Tra l'altro i pm evidenziano che Tadini non avrebbe annotato "sul registro giornale le anomalie, i problemi e gli incidenti" avvenuti in precedenza e Perocchio "controfirmava le pagine (..) attestando che non c'erano stati episodi degni di nota, pur essendone invece a conoscenza".
Dal canto suo Leitner, che ha accolto "con grande stupore la chiusura delle indagini", ha replicato alla contestazione di "omessa vigilanza dell'operato del direttore d'esercizio quale pubblico ufficiale, vigilanza che per legge spetta agli uffici pubblici preposti" ossia all'Ustif.
"Fin dall'inizio - prosegue l'azienda altoatesina - ci siamo messi a disposizione dell'autorità giudiziaria impegnandoci a contribuire, anche con il prezioso supporto dei nostri consulenti tecnici, di fare luce su quanto accaduto, certi di aver operato sempre nel rispetto delle leggi e dei contratti in essere.
Qualora si arrivasse ad una richiesta di rinvio a giudizio da parte del pubblico ministero, sarà nostro impegno dare seguito al nostro contributo a fare chiarezza sulle cause dell'accaduto anche nelle ulteriori sedi processuali con l'immutata, ferma consapevolezza della correttezza delle nostre condotte", conclude Leitner.
I legali del piccolo Eitan, l'unico sopravvissuto, e dei suoi familiari invece si augurano che presto arrivino i risarcimenti per "i danni enormi patiti - come ha detto l'avv.Fabrizio Ventimiglia - in una tragedia evitabile".
Prima un sibilo simile al rumore di una frustata, poi un boato «pazzesco» e un altro, meno forte.
Pochi secondi trasformano in tragedia quella che doveva essere una domenica di svago, con un clima quasi estivo e il Covid finalmente passato nelle retrovie. La funivia del Mottarone, che dal versante piemontese del lago Maggiore sale quasi in cima all'omonimo monte, precipita al suolo.
Per lo schianto perdono la vita quattordici persone, tra i quali due bambini.
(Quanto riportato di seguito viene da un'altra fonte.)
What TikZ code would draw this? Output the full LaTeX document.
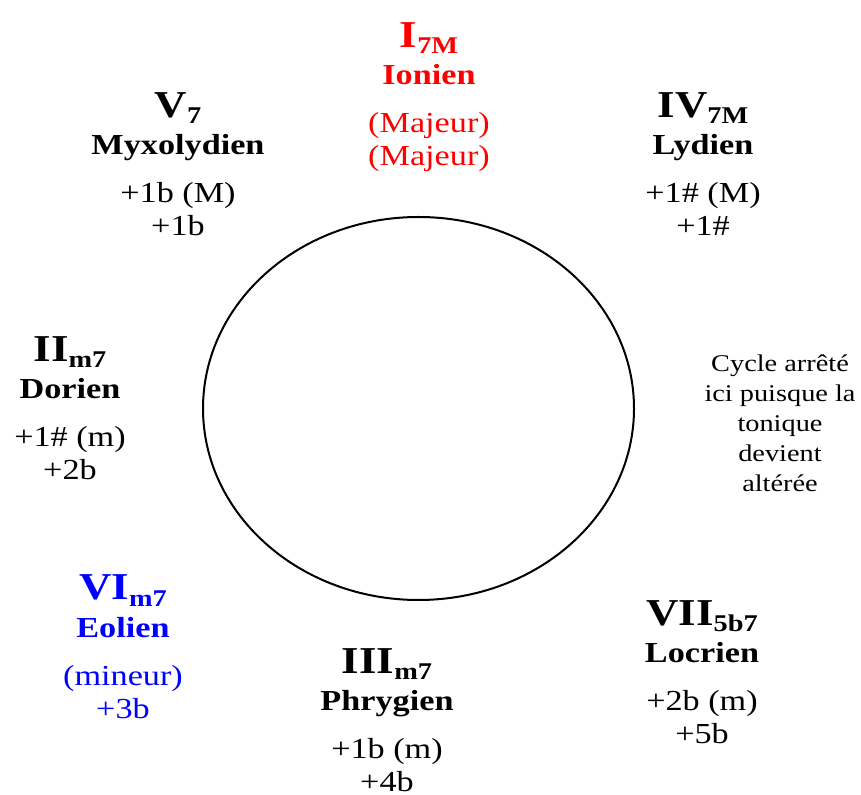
\documentclass[tikz,border=0pt]{standalone}
\usepackage{fontspec}
\setmainfont{Liberation Serif}[FakeStretch=1.18]
\usetikzlibrary{calc}

\newcommand\subnum[1]{{\fontsize{12}{13}\selectfont\raisebox{-3pt}{#1}}}

\begin{document}
\begin{tikzpicture}[x=0.5pt, y=-0.5pt,
    numeral/.style={anchor=base, inner sep=0pt, font=\fontsize{19}{22}\selectfont\bfseries},
    modename/.style={anchor=base, inner sep=0pt, font=\fontsize{14.5}{17}\selectfont\bfseries},
    degree/.style={anchor=base, inner sep=0pt, font=\fontsize{14.5}{17}\selectfont},
    remark/.style={anchor=north, inner sep=0pt, align=center, font=\fontsize{12}{15}\selectfont}]
    \useasboundingbox (0,0) rectangle (861,795);

    % Cercle des modes
    \draw[line width=1pt] (418.5,408.5) ellipse (215.5 and 191.5);

    % Ionien (tonique)
    \node[numeral, red] (ionN) at (429,48) {I\subnum{7M}};
    \node[modename, red] (ion) at ($(ionN.base)+(0,37)$) {Ionien};
    \node[degree, red] (ion1) at ($(ionN.base)+(0,85)$) {(Majeur)};
    \node[degree, red] (ion2) at ($(ionN.base)+(0,118)$) {(Majeur)};

    % Myxolydien
    \node[numeral] (mixN) at (178,118) {V\subnum{7}};
    \node[modename] (mix) at ($(mixN.base)+(0,37)$) {Myxolydien};
    \node[degree] (mix1) at ($(mixN.base)+(0,85)$) {+1b (M)};
    \node[degree] (mix2) at ($(mixN.base)+(0,118)$) {+1b};

    % Lydien
    \node[numeral] (lydN) at (703,118) {IV\subnum{7M}};
    \node[modename] (lyd) at ($(lydN.base)+(0,37)$) {Lydien};
    \node[degree] (lyd1) at ($(lydN.base)+(0,85)$) {+1\# (M)};
    \node[degree] (lyd2) at ($(lydN.base)+(0,118)$) {+1\#};

    % Dorien
    \node[numeral] (dorN) at (70,362) {II\subnum{m7}};
    \node[modename] (dor) at ($(dorN.base)+(0,37)$) {Dorien};
    \node[degree] (dor1) at ($(dorN.base)+(0,85)$) {+1\# (m)};
    \node[degree] (dor2) at ($(dorN.base)+(0,118)$) {+2b};

    % Eolien (relatif mineur)
    \node[numeral, blue] (eolN) at (123,600) {VI\subnum{m7}};
    \node[modename, blue] (eol) at ($(eolN.base)+(0,37)$) {Eolien};
    \node[degree, blue] (eol1) at ($(eolN.base)+(0,85)$) {(mineur)};
    \node[degree, blue] (eol2) at ($(eolN.base)+(0,118)$) {+3b};

    % Phrygien
    \node[numeral] (phrN) at (387,673) {III\subnum{m7}};
    \node[modename] (phr) at ($(phrN.base)+(0,37)$) {Phrygien};
    \node[degree] (phr1) at ($(phrN.base)+(0,85)$) {+1b (m)};
    \node[degree] (phr2) at ($(phrN.base)+(0,118)$) {+4b};

    % Locrien
    \node[numeral] (locN) at (702,625) {VII\subnum{5b7}};
    \node[modename] (loc) at ($(locN.base)+(0,37)$) {Locrien};
    \node[degree] (loc1) at ($(locN.base)+(0,85)$) {+2b (m)};
    \node[degree] (loc2) at ($(locN.base)+(0,118)$) {+5b};

    % Remarque
    \node[remark] (note) at (780,354) {Cycle arrêté\\ici puisque la\\tonique\\devient\\altérée};
\end{tikzpicture}
\end{document}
Due anni dopo il terribile incidente la Procura di Verbania chiude le indagini e punta l'indice sulla lunga sequenza di errori, omissioni e sottovalutazioni di chi doveva garantire la sicurezza dell'impianto.
«È caduta una cabina della funivia di Stresa, in cima al Mottarone...non sappiamo esattamente dove. All'interno ci sono almeno sei persone, sicuramente gravissimi. Che casino… che casino... che casino», dice affannata l'operatrice del 118 che lancia l'allarme poco prima dell'ora di pranzo di quel 23 maggio.
A pochi metri dalla stazione di arrivo la fune traente si spezza e la cabina numero tre precipita all'indietro, superando i cento chilometri orari.
A stabilire definitivamente cause e responsabilità della tragedia, sarà, dunque il processo.